Germany’s political leaders gave an unexpectedly positive response to the European Central Bank’s money-printing blitz yesterday, further boosting sentiment in financial markets.

Speaking at the World Economic Forum in Davos, Wolfgang Schäuble, the German Finance Minister, said the Frankfurt-based central bank was doing its job “very well”, despite anxiety in the eurozone’s dominant member about the potential consequences of the quantitative easing programme.

“Monetary policy is up to the ECB and they are doing their job very well,” he said. The lack of opposition from the famously hardline minister helped the euro down to a fresh 11-year low against the dollar of $1.12, while the pound hit its highest level against the single currency since February 2008 – €1.33.

The comments make it more likely that the central bank’s stimulus will be  implemented by Frankfurt with conviction.

Eurozone sovereign bond yields also fell further, with Spain’s 10-year borrowing costs dropping to a record low of 1.23 per cent. Italian yields fell to 1.41 per cent. Greek yields also declined, despite Sunday’s crunch election.

On a visit to Italy, which is in its third recession since the financial crisis, the German Chancellor Angela Merkel stressed that monetary stimulus was no substitute for structural reforms.

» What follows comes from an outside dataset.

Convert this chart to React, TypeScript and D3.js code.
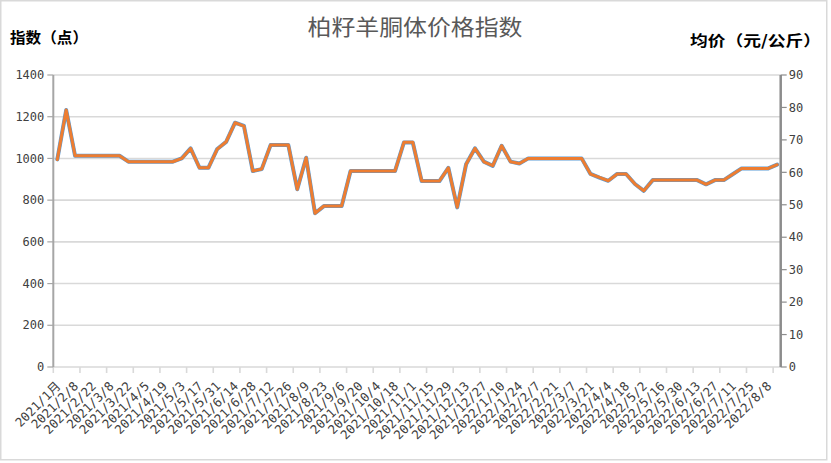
import React from "react";
import * as d3 from "d3";

const dates: string[] = [
  "2021/1月", "2021/2/1", "2021/2/8", "2021/2/15", "2021/2/22", "2021/3/1", "2021/3/8", "2021/3/15", "2021/3/22", "2021/3/29",
  "2021/4/5", "2021/4/12", "2021/4/19", "2021/4/26", "2021/5/3", "2021/5/10", "2021/5/17", "2021/5/24", "2021/5/31", "2021/6/7",
  "2021/6/14", "2021/6/21", "2021/6/28", "2021/7/5", "2021/7/12", "2021/7/19", "2021/7/26", "2021/8/2", "2021/8/9", "2021/8/16",
  "2021/8/23", "2021/8/30", "2021/9/6", "2021/9/13", "2021/9/20", "2021/9/27", "2021/10/4", "2021/10/11", "2021/10/18", "2021/10/25",
  "2021/11/1", "2021/11/8", "2021/11/15", "2021/11/22", "2021/11/29", "2021/12/6", "2021/12/13", "2021/12/20", "2021/12/27", "2022/1/3",
  "2022/1/10", "2022/1/17", "2022/1/24", "2022/1/31", "2022/2/7", "2022/2/14", "2022/2/21", "2022/2/28", "2022/3/7", "2022/3/14",
  "2022/3/21", "2022/3/28", "2022/4/4", "2022/4/11", "2022/4/18", "2022/4/25", "2022/5/2", "2022/5/9", "2022/5/16", "2022/5/23",
  "2022/5/30", "2022/6/6", "2022/6/13", "2022/6/20", "2022/6/27", "2022/7/4", "2022/7/11", "2022/7/18", "2022/7/25", "2022/8/1",
  "2022/8/8", "2022/8/15",
];

const indexValues: number[] = [
  995, 1232, 1013, 1013, 1013, 1013, 1013, 1013, 984, 984,
  984, 984, 984, 984, 1000, 1048, 955, 955, 1045, 1080,
  1171, 1155, 940, 949, 1064, 1064, 1064, 852, 1003, 737,
  772, 772, 772, 940, 940, 940, 940, 940, 940, 1077,
  1077, 892, 892, 892, 955, 766, 972, 1048, 984, 965,
  1061, 984, 976, 1000, 1000, 1000, 1000, 1000, 1000, 1000,
  925, 909, 893, 925, 925, 877, 845, 896, 896, 896,
  896, 896, 896, 876, 896, 896, 924, 952, 952, 952,
  952, 970,
];

const priceValues: number[] = [
  64.0, 79.2, 65.1, 65.1, 65.1, 65.1, 65.1, 65.1, 63.3, 63.3,
  63.3, 63.3, 63.3, 63.3, 64.3, 67.4, 61.4, 61.4, 67.2, 69.4,
  75.3, 74.3, 60.4, 61.0, 68.4, 68.4, 68.4, 54.8, 64.5, 47.4,
  49.6, 49.6, 49.6, 60.4, 60.4, 60.4, 60.4, 60.4, 60.4, 69.2,
  69.2, 57.3, 57.3, 57.3, 61.4, 49.2, 62.5, 67.4, 63.3, 62.0,
  68.2, 63.3, 62.7, 64.3, 64.3, 64.3, 64.3, 64.3, 64.3, 64.3,
  59.5, 58.4, 57.4, 59.5, 59.5, 56.4, 54.3, 57.6, 57.6, 57.6,
  57.6, 57.6, 57.6, 56.3, 57.6, 57.6, 59.4, 61.2, 61.2, 61.2,
  61.2, 62.4,
];

const leftTicks: number[] = [0, 200, 400, 600, 800, 1000, 1200, 1400];
const rightTicks: number[] = [0, 10, 20, 30, 40, 50, 60, 70, 80, 90];

const title = "柏籽羊胴体价格指数";
const leftTitle = "指数（点）";
const rightTitle = "均价（元/公斤）";

const W = 831;
const H = 463;
const axL = 53.3;
const axR = 780.7;
const plotTop = 75;
const plotBottom = 367;

export default function App() {
  const n = dates.length;
  const x = d3.scaleLinear().domain([-0.45, n - 1 + 0.4]).range([axL, axR]);
  const yL = d3.scaleLinear().domain([0, 1400]).range([plotBottom, plotTop]);
  const yR = d3.scaleLinear().domain([0, 90]).range([plotBottom, plotTop]);

  const lineL = d3.line<number>().x((_, i) => x(i)).y((d) => yL(d));
  const lineR = d3.line<number>().x((_, i) => x(i)).y((d) => yR(d));

  const xTicks: number[] = [];
  for (let v = -0.45; v <= n - 1 + 0.4 + 1e-6; v += 3) xTicks.push(v);

  const tickFont = "'DejaVu Sans Mono', 'Noto Sans CJK SC', monospace";
  const cjk = "'Noto Sans CJK SC', sans-serif";

  return (
    <svg
      width={W}
      height={H}
      style={{ position: "fixed", left: 0, top: 0, background: "#fff" }}
    >
      <rect x={0} y={0} width={W} height={H} fill="#fff" />
      <rect x={0.75} y={0.75} width={826} height={459} fill="none" stroke="#d9d9d9" strokeWidth={1.5} />

      {leftTicks.filter((t) => t > 0).map((t) => (
        <line key={"g" + t} x1={axL} x2={axR} y1={yL(t)} y2={yL(t)} stroke="#d9d9d9" strokeWidth={1.6} />
      ))}

      <line x1={axL} x2={axR} y1={plotBottom} y2={plotBottom} stroke="#d9d9d9" strokeWidth={1.6} />
      {xTicks.map((t, i) => (
        <line key={"xt" + i} x1={x(t)} x2={x(t)} y1={plotBottom} y2={plotBottom + 6} stroke="#d9d9d9" strokeWidth={1.6} />
      ))}

      <line x1={axL} x2={axL} y1={plotTop} y2={plotBottom} stroke="#a6a6a6" strokeWidth={2} />
      {leftTicks.map((t) => (
        <g key={"lt" + t}>
          <line x1={axL - 6} x2={axL} y1={yL(t)} y2={yL(t)} stroke="#a6a6a6" strokeWidth={1.2} />
          <text x={axL - 9} y={yL(t)} dy="0.35em" textAnchor="end" fontSize={12} fontFamily={tickFont} fill="#404040">
            {t}
          </text>
        </g>
      ))}

      <line x1={axR} x2={axR} y1={plotTop} y2={plotBottom} stroke="#8c8c8c" strokeWidth={2.5} />
      {rightTicks.map((t) => (
        <g key={"rt" + t}>
          <line x1={axR} x2={axR + 6} y1={yR(t)} y2={yR(t)} stroke="#8c8c8c" strokeWidth={1.2} />
          <text x={axR + 8} y={yR(t)} dy="0.35em" textAnchor="start" fontSize={12} fontFamily={tickFont} fill="#404040">
            {t}
          </text>
        </g>
      ))}

      {dates.map((d, i) =>
        i % 2 === 0 ? (
          <text
            key={"xl" + i}
            transform={`translate(${x(i) + 4},${plotBottom + 20}) rotate(-45)`}
            textAnchor="end"
            fontSize={12.5}
            fontFamily={tickFont}
            fill="#404040"
          >
            {d}
          </text>
        ) : null
      )}

      <path d={lineR(priceValues) || ""} fill="none" stroke="#5b9bd5" strokeWidth={4} strokeLinejoin="round" strokeLinecap="round" />
      <path d={lineL(indexValues) || ""} fill="none" stroke="#ed7d31" strokeWidth={3} strokeLinejoin="round" strokeLinecap="round" />

      <text x={415} y={35} textAnchor="middle" fontSize={22} fontFamily={cjk} fill="#595959" textLength={215} lengthAdjust="spacingAndGlyphs">
        {title}
      </text>
      <text x={10} y={43} fontSize={15} fontWeight="bold" fontFamily={cjk} fill="#000" textLength={78} lengthAdjust="spacingAndGlyphs">
        {leftTitle}
      </text>
      <text x={821} y={46} textAnchor="end" fontSize={15} fontWeight="bold" fontFamily={cjk} fill="#000" textLength={131} lengthAdjust="spacingAndGlyphs">
        {rightTitle}
      </text>
    </svg>
  );
}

“No central bank in the world will be able to replace politics,” she said. Referring to the sort of labour-market reform programmes being pushed by her host, the Italian leader Matteo Renzi, she said that “political leaders have to live up to their responsibilities”. But Ms Merkel refrained from airing doubts about the decision by the ECB to inject €1.1 trillion into the deflation-hit economy.

The reaction in the German media has been hostile. Bild responded to the decision with the headline, “Are the ECB’s bankers making our money kaput?”. One German MP is launching legal action against a programme, which he insists is prohibited under European law.

The President of Germany’s Bundesbank, Jens Weidmann, who sits on the ECB’s governing council, said in an interview published today that the policy carried “risks” but he did not criticise the operation, which will involve €60bn of asset purchases a month up to September 2016.

In a likely concession to the concerns of Germany and other northern eurozone states, only 20 per cent of the default risk of the bonds purchased will be borne by the eurozone collectively. The remaining 80 per cent will stay with national central banks that buy the bonds.

The French President, François Hollande, gave a warm welcome to QE. Speaking at Davos, he said that the stimulus programme was a “very important step to inject liquidity into the markets”.

But George Soros, the billionaire hedge fund manager, warned yesterday that QE was likely to exacerbate European inequality. “It will benefit the owners of assets. Wages will remain under pressure, through competition and unemployment. This will reinforce a major concern between rich and poor. It will have political consequences.”